Gastronomic traditions in the Byzantine house
The variety of Byzantine diet depended on the agricultural and livestock production of each region, the climatic conditions and the financial situation in every household. The main goal was self-sufficiency, so every family made sure to have its own garden to cultivate basic vegetables and bread their own animals.
The main foods were bread, oil, olives and cheese. The basis of the food pyramid was bread. The wealthy enjoyed what was regarded as clean or pure bread (katharos artos), whilst the poor had to be content with bread made out of bran, known as “piteraton”. Meat was not a common food for the Byzantines. Not only because it was rather rare and expensive, but also because the fasting dictated the Christian religion, for half day time. Only at festive events or at the tables of the rich once could find lambs, goats, poultry and hunting. Vegetables and legumes were cheaper and the most common food of that time. Since Church had regular fasting periods, these foods were consumed by a large portion of the population for long periods. The most commonly consumed vegetables were cabbages, leeks, onions, beets, lettuce, radishes, carrots, peas, and from legumes, beans, lentils, chickpeas and beans.

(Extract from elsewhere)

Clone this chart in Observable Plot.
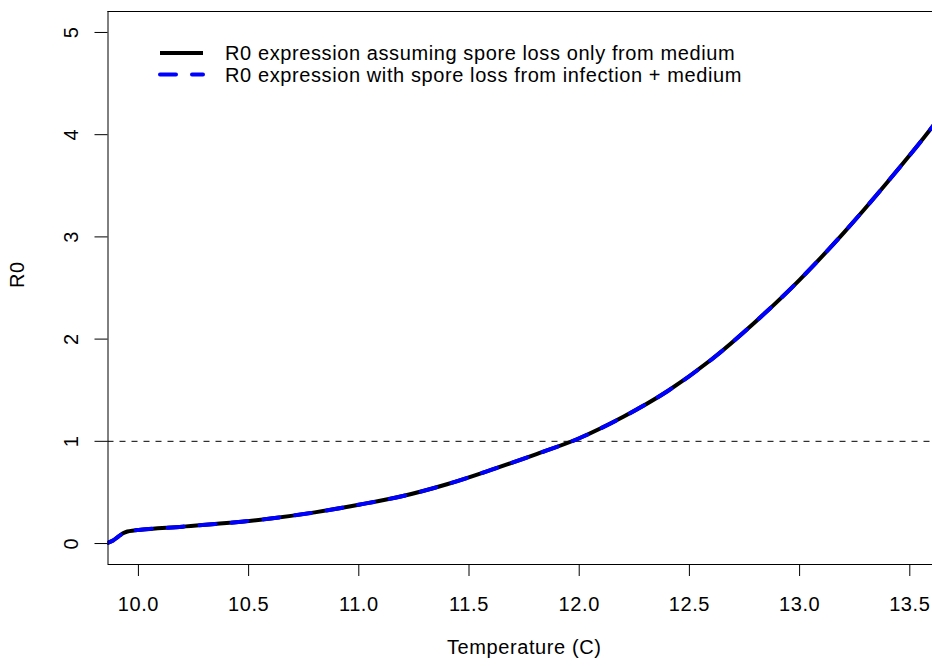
<!DOCTYPE html>
<html>
<head>
<meta charset="utf-8">
<script src="https://cdn.jsdelivr.net/npm/d3@7"></script>
<script src="https://cdn.jsdelivr.net/npm/@observablehq/plot@0.6"></script>
<style>
  html, body { margin: 0; padding: 0; background: #fff; }
  #wrap { position: relative; width: 932px; height: 666px; overflow: hidden; }
  #legend { position: absolute; left: 0; top: 0; }
  svg { font-family: "Liberation Sans", Arial, sans-serif; letter-spacing: 0.6px; }
</style>
</head>
<body>
<div id="wrap"></div>
<script>
// Temperature (C) and R0 values
const temperature = [9.858, 9.885, 9.91, 9.93, 9.95, 9.98, 10.0, 10.2, 10.4, 10.6, 10.8, 11.0, 11.2, 11.4, 11.6, 11.8, 12.0, 12.2, 12.4, 12.6, 12.8, 13.0, 13.2, 13.4, 13.6, 13.7];
const r0Medium   = [0.005, 0.03, 0.07, 0.10, 0.118, 0.128, 0.133, 0.165, 0.20, 0.245, 0.305, 0.38, 0.465, 0.58, 0.72, 0.87, 1.03, 1.24, 1.49, 1.80, 2.17, 2.58, 3.04, 3.54, 4.07, 4.36];
const r0Infect   = r0Medium.slice();
const xTicks = [10.0, 10.5, 11.0, 11.5, 12.0, 12.5, 13.0, 13.5];
const yTicks = [0, 1, 2, 3, 4, 5];
const threshold = [1];
const seriesLabels = [
  "R0 expression assuming spore loss only from medium",
  "R0 expression with spore loss from infection + medium"
];

const xDomain = [9.862, 13.603];
const yDomain = [-0.205, 5.205];

const dataA = temperature.map((t, i) => ({t, r: r0Medium[i]}));
const dataB = temperature.map((t, i) => ({t, r: r0Infect[i]}));

const font = "Liberation Sans, Arial, sans-serif";
const fs = 20;

const chart = Plot.plot({
  width: 932,
  height: 666,
  marginLeft: 107.5,
  marginRight: 0,
  marginTop: 11,
  marginBottom: 102,
  style: {fontFamily: font, fontSize: fs + "px", color: "#000", background: "#fff"},
  x: {domain: xDomain},
  y: {domain: yDomain},
  marks: [
    Plot.axisX({ticks: xTicks, tickSize: 12, tickPadding: 20, tickFormat: d3.format(".1f"), fontSize: fs, label: null, stroke: "#000", fill: "#000"}),
    Plot.axisY({ticks: yTicks, tickSize: 13, tickPadding: 17, tickRotate: -90, tickFormat: d3.format("d"), fontSize: fs, label: null, stroke: "#000", fill: "#000"}),
    Plot.ruleY(threshold, {stroke: "#000", strokeWidth: 1, strokeDasharray: "6,6"}),
    Plot.line(dataA, {x: "t", y: "r", stroke: "#000", strokeWidth: 4, curve: "monotone-x", clip: true}),
    Plot.line(dataB, {x: "t", y: "r", stroke: "#0000ff", strokeWidth: 4, strokeDasharray: "16,16", strokeLinecap: "round", curve: "monotone-x", clip: true}),
    // box: top, bottom, left
    Plot.ruleY([yDomain[1], yDomain[0]], {stroke: "#000", strokeWidth: 1}),
    Plot.ruleX([xDomain[0]], {stroke: "#000", strokeWidth: 1}),
    Plot.text(["Temperature (C)"], {frameAnchor: "bottom", dx: 4, dy: 89.5, fontSize: fs, fill: "#000"}),
    Plot.text(["R0"], {frameAnchor: "left", rotate: -90, dx: -90, fontSize: fs, fill: "#000"})
  ]
});

const wrap = document.getElementById("wrap");
wrap.appendChild(chart);

// legend overlay
const ns = "http://www.w3.org/2000/svg";
const leg = document.createElementNS(ns, "svg");
leg.setAttribute("id", "legend");
leg.setAttribute("width", 932);
leg.setAttribute("height", 100);
const rows = [
  {label: seriesLabels[0], stroke: "#000", dash: null, y: 53},
  {label: seriesLabels[1], stroke: "#0000ff", dash: "16,16", y: 74.5}
];
for (const r of rows) {
  const l = document.createElementNS(ns, "line");
  l.setAttribute("x1", 160); l.setAttribute("x2", 203);
  l.setAttribute("y1", r.y); l.setAttribute("y2", r.y);
  l.setAttribute("stroke", r.stroke);
  l.setAttribute("stroke-width", 4);
  if (r.dash) { l.setAttribute("stroke-dasharray", r.dash); l.setAttribute("stroke-linecap", "round"); }
  leg.appendChild(l);
  const t = document.createElementNS(ns, "text");
  t.setAttribute("x", 225); t.setAttribute("y", r.y + 7);
  t.setAttribute("font-size", fs);
  t.setAttribute("font-family", font);
  t.textContent = r.label;
  leg.appendChild(t);
}
wrap.appendChild(leg);
</script>
</body>
</html>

Cheese was a popular dairy product, as was oxygalon, a beverage which was produced after lactic fermentation. When it comes to fish and seafood in the Byzantine Era, they used to eat boiled fish, grilled fish and fried fish. In areas far from the sea more salted fish was consumed, while caviar was a luxury that only the very rich could enjoy. The basic element in a desert was fruit (apples, pears, dried and fresh figs, cherries, grapes, melons etc.) and nuts (walnuts, almonds, hazelnuts). Cakes also took a prominent position on the Byzantine desert table. As a sweetener, honey was often used. Pastries were also served for dessert.
In order to cook the Byzantines used iron tripods, a kind of trivet, which were raised above the fire and where they placed their cookware. The cookware and were made of clay or metal. They had a wide variety of uses for daily meals: kettles or rucksacks, boilers, pans, pitchers and flasks. In addition to salt and domestic spices, various oriental spices, such as pepper and cinnamon, were used in cooking. Sinapis the mustard of that time, was also used to accompany the sausages of the time, the salsikia. The most popular was a Byzantine sauce called “garos” which was produced from fish offal, gills, fish blood, salt, pepper and old wine.